**What is required**.
Set the lines down again exactly, first line through the line that contains "from matplotlib.ticker import", with no pictures.

**Raw data**.
+ + + + + + +

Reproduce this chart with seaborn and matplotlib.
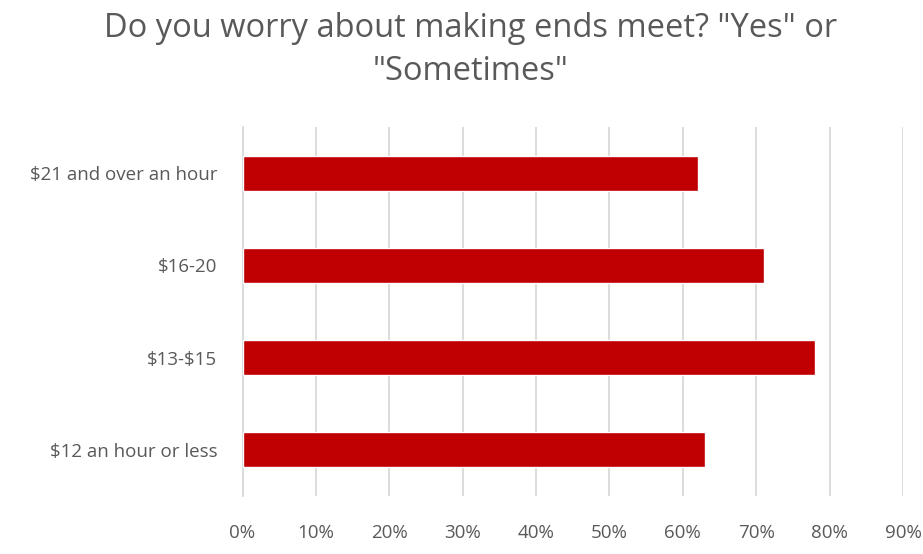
import matplotlib
matplotlib.use("Agg")
import matplotlib.pyplot as plt
import seaborn as sns
import pandas as pd
from matplotlib.ticker import FuncFormatter, MultipleLocator

categories = ["$21 and over an hour", "$16-20", "$13-$15", "$12 an hour or less"]
values = [0.62, 0.71, 0.78, 0.63]
title = 'Do you worry about making ends meet? "Yes" or\n"Sometimes"'

sns.set_theme(style="white")
plt.rcParams["font.family"] = ["Open Sans", "DejaVu Sans"]
plt.rcParams["text.parse_math"] = False

df = pd.DataFrame({"category": categories, "value": values})

fig = plt.figure(figsize=(9.23, 5.54), dpi=100)
ax = fig.add_axes([242.5 / 923, 1 - 496 / 554, (903 - 242.5) / 923, (496 - 127) / 554])

sns.barplot(data=df, x="value", y="category", orient="h", color="#C00000",
            width=0.38, saturation=1, ax=ax, zorder=3)

ax.set_xlim(0, 0.9)
ax.xaxis.set_major_locator(MultipleLocator(0.1))
ax.xaxis.set_major_formatter(FuncFormatter(lambda v, p: f"{v*100:.0f}%"))
ax.grid(axis="x", color="#d9d9d9", linewidth=1.3, zorder=0)
ax.set_axisbelow(True)
for s in ["top", "right", "bottom"]:
    ax.spines[s].set_visible(False)
ax.spines["left"].set_color("#d9d9d9")
ax.spines["left"].set_linewidth(1.3)
ax.set_xlabel("")
ax.set_ylabel("")
ax.tick_params(axis="both", length=0, colors="#595959", labelsize=13.5)
ax.tick_params(axis="x", pad=20)
ax.tick_params(axis="y", pad=18)
for t in ax.get_yticklabels():
    t.set_parse_math(False)

fig.text(471 / 923, 1 - 50 / 554, title, ha="center", va="center",
         fontsize=23.5, color="#595959", linespacing=1.38)

fig.savefig("out.png", dpi=100, facecolor="white")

+ + + + + + +

**Task output**.
Reproduce this chart with seaborn and matplotlib.
import matplotlib
matplotlib.use("Agg")
import matplotlib.pyplot as plt
import seaborn as sns
import pandas as pd
from matplotlib.ticker import FuncFormatter, MultipleLocator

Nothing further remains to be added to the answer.